Extract the lines between the ones holding "Generate a web" and "const seriesNames = ['Sideway','Forward'];", inclusive, exactly as written and nothing more.

(Collection entries)

■ ■ ■

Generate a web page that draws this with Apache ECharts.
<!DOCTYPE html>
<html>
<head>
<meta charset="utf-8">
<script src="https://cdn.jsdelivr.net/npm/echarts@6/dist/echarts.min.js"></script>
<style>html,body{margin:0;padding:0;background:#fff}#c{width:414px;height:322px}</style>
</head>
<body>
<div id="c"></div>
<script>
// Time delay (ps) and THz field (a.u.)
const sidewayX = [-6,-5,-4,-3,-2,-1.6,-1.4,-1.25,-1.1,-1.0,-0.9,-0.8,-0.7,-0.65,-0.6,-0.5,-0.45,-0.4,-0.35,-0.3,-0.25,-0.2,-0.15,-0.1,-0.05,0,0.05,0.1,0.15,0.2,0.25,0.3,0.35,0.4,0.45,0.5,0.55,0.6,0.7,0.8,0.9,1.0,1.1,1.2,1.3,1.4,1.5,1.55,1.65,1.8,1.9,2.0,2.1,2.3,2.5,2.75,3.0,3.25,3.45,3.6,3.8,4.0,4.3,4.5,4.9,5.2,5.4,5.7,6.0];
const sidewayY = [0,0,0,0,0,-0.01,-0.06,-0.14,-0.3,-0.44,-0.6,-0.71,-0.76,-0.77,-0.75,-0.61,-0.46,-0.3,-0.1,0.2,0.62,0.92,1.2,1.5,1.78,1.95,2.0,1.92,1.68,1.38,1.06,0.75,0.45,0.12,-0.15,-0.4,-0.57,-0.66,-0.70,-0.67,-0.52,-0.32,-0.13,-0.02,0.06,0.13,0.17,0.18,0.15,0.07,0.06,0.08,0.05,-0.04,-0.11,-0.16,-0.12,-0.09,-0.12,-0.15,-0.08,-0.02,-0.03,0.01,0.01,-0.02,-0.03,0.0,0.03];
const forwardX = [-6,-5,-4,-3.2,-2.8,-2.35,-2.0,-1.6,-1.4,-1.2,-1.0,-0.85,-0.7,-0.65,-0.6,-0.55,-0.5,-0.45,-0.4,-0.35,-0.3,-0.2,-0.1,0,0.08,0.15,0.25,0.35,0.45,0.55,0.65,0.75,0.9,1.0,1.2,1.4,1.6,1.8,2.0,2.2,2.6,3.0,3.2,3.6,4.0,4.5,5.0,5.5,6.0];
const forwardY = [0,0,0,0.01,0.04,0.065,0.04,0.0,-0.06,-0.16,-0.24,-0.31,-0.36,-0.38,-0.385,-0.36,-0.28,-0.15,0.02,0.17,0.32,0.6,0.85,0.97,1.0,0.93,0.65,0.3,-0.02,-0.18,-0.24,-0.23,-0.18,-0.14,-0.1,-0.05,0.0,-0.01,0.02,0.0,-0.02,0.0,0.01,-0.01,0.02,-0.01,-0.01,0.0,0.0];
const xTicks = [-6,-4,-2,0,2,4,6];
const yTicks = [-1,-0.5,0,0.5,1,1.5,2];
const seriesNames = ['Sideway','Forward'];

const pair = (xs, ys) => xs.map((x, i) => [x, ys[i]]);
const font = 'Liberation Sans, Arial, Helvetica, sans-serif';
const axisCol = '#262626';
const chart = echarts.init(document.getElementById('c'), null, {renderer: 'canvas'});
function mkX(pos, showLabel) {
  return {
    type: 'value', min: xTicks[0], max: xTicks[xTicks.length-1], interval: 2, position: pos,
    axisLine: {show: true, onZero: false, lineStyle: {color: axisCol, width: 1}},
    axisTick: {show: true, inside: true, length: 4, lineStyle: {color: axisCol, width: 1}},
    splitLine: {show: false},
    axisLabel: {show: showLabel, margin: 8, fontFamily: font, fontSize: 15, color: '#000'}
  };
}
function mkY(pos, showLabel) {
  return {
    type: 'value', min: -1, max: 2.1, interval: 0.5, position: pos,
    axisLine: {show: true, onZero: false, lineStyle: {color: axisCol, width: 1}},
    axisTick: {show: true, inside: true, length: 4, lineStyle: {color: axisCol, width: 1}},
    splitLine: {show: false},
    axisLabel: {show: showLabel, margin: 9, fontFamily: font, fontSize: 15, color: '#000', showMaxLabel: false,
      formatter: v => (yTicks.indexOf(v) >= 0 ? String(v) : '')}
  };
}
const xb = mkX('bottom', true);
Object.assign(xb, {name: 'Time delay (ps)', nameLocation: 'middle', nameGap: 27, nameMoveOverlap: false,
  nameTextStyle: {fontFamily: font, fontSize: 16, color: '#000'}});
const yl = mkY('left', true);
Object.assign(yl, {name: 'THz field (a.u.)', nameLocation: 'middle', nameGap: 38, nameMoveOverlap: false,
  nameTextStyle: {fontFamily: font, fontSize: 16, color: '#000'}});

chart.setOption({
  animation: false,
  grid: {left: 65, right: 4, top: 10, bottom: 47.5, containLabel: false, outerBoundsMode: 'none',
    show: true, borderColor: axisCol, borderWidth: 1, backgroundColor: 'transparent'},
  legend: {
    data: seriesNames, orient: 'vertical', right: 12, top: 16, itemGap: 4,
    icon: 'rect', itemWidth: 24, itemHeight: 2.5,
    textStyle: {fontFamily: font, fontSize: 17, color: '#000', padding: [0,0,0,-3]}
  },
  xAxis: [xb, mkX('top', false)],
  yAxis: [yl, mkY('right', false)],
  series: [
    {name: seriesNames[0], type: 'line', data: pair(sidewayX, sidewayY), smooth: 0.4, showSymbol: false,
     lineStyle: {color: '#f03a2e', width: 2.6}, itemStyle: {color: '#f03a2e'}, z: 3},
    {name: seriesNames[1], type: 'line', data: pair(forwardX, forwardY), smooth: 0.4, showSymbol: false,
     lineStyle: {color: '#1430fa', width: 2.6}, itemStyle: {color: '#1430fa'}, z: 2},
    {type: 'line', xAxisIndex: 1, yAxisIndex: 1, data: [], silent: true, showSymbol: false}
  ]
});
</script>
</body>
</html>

■ ■ ■

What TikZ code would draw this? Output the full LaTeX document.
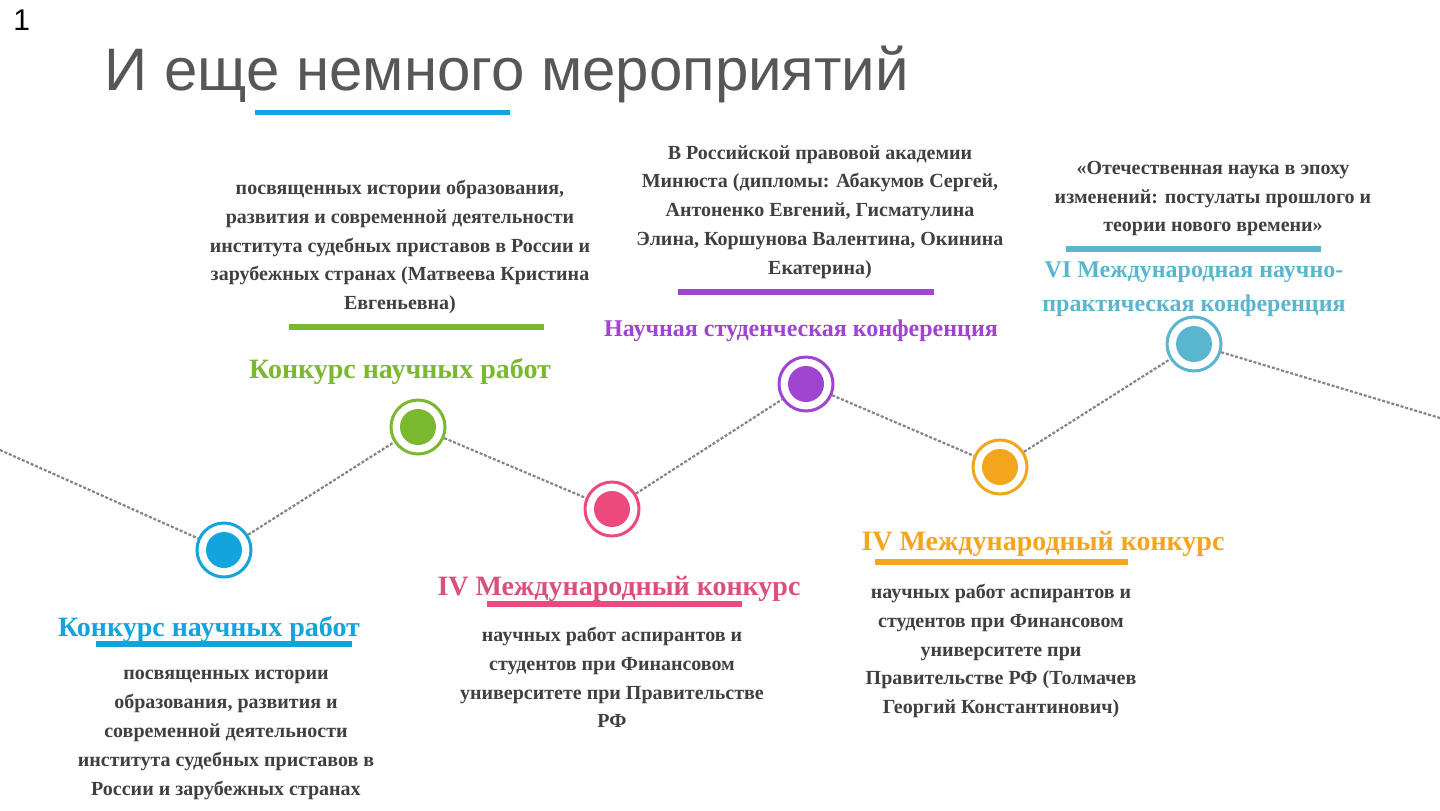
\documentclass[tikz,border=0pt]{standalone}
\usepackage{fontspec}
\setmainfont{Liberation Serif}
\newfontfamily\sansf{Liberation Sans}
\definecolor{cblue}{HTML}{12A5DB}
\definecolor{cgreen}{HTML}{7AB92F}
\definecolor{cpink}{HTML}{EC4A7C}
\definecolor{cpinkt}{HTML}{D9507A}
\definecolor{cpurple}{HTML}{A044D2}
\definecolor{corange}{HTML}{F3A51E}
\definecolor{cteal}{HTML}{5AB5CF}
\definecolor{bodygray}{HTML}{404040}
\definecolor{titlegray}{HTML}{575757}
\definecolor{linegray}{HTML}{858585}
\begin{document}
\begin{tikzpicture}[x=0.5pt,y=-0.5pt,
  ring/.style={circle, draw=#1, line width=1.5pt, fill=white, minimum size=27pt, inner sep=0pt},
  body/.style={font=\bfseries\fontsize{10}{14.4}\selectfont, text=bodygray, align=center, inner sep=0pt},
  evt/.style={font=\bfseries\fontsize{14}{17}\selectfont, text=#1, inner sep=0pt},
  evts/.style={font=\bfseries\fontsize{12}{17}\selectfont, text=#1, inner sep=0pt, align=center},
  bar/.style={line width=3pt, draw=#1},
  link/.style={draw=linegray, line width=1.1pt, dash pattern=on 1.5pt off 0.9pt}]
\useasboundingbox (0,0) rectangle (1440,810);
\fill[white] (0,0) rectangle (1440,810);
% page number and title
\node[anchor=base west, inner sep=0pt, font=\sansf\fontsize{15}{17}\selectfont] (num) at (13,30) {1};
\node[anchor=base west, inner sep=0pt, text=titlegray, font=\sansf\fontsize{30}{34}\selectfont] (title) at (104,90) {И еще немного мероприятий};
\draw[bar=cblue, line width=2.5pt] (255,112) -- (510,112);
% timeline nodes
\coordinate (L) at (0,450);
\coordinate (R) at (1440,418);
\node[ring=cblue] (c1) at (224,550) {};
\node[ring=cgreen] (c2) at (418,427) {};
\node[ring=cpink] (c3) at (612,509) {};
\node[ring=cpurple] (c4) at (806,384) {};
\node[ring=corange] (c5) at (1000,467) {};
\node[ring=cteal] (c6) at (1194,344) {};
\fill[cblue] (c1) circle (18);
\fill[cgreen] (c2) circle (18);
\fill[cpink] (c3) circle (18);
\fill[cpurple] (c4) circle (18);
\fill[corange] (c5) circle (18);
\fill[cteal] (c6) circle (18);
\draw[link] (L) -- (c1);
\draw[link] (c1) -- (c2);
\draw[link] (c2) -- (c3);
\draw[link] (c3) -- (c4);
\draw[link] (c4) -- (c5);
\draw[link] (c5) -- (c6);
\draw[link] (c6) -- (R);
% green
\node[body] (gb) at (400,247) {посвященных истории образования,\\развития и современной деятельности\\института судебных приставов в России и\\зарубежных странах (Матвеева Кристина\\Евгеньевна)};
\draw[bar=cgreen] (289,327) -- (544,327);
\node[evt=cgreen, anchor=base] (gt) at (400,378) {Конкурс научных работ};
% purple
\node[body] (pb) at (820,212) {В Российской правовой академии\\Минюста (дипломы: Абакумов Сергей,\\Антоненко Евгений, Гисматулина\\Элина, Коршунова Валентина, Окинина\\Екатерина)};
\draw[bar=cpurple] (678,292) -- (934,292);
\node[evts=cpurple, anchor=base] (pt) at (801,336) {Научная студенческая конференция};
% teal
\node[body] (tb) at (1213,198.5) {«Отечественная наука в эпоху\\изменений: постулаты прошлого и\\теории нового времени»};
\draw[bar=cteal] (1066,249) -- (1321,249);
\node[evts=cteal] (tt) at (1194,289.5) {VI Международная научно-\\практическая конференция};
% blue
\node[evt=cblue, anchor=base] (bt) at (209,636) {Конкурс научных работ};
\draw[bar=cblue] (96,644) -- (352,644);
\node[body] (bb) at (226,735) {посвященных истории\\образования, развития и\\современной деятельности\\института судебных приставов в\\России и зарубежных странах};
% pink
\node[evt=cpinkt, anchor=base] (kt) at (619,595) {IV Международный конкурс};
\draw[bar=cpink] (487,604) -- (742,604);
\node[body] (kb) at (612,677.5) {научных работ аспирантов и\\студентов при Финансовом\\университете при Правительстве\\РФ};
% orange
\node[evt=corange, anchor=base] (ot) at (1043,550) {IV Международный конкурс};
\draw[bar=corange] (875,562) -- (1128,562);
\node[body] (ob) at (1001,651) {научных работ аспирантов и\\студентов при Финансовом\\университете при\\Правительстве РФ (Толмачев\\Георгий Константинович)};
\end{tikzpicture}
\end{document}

■ ■ ■

- SOLUTION TO THIS PROBLEM
Generate a web page that draws this with Apache ECharts.
<!DOCTYPE html>
<html>
<head>
<meta charset="utf-8">
<script src="https://cdn.jsdelivr.net/npm/echarts@6/dist/echarts.min.js"></script>
<style>html,body{margin:0;padding:0;background:#fff}#c{width:414px;height:322px}</style>
</head>
<body>
<div id="c"></div>
<script>
// Time delay (ps) and THz field (a.u.)
const sidewayX = [-6,-5,-4,-3,-2,-1.6,-1.4,-1.25,-1.1,-1.0,-0.9,-0.8,-0.7,-0.65,-0.6,-0.5,-0.45,-0.4,-0.35,-0.3,-0.25,-0.2,-0.15,-0.1,-0.05,0,0.05,0.1,0.15,0.2,0.25,0.3,0.35,0.4,0.45,0.5,0.55,0.6,0.7,0.8,0.9,1.0,1.1,1.2,1.3,1.4,1.5,1.55,1.65,1.8,1.9,2.0,2.1,2.3,2.5,2.75,3.0,3.25,3.45,3.6,3.8,4.0,4.3,4.5,4.9,5.2,5.4,5.7,6.0];
const sidewayY = [0,0,0,0,0,-0.01,-0.06,-0.14,-0.3,-0.44,-0.6,-0.71,-0.76,-0.77,-0.75,-0.61,-0.46,-0.3,-0.1,0.2,0.62,0.92,1.2,1.5,1.78,1.95,2.0,1.92,1.68,1.38,1.06,0.75,0.45,0.12,-0.15,-0.4,-0.57,-0.66,-0.70,-0.67,-0.52,-0.32,-0.13,-0.02,0.06,0.13,0.17,0.18,0.15,0.07,0.06,0.08,0.05,-0.04,-0.11,-0.16,-0.12,-0.09,-0.12,-0.15,-0.08,-0.02,-0.03,0.01,0.01,-0.02,-0.03,0.0,0.03];
const forwardX = [-6,-5,-4,-3.2,-2.8,-2.35,-2.0,-1.6,-1.4,-1.2,-1.0,-0.85,-0.7,-0.65,-0.6,-0.55,-0.5,-0.45,-0.4,-0.35,-0.3,-0.2,-0.1,0,0.08,0.15,0.25,0.35,0.45,0.55,0.65,0.75,0.9,1.0,1.2,1.4,1.6,1.8,2.0,2.2,2.6,3.0,3.2,3.6,4.0,4.5,5.0,5.5,6.0];
const forwardY = [0,0,0,0.01,0.04,0.065,0.04,0.0,-0.06,-0.16,-0.24,-0.31,-0.36,-0.38,-0.385,-0.36,-0.28,-0.15,0.02,0.17,0.32,0.6,0.85,0.97,1.0,0.93,0.65,0.3,-0.02,-0.18,-0.24,-0.23,-0.18,-0.14,-0.1,-0.05,0.0,-0.01,0.02,0.0,-0.02,0.0,0.01,-0.01,0.02,-0.01,-0.01,0.0,0.0];
const xTicks = [-6,-4,-2,0,2,4,6];
const yTicks = [-1,-0.5,0,0.5,1,1.5,2];
const seriesNames = ['Sideway','Forward'];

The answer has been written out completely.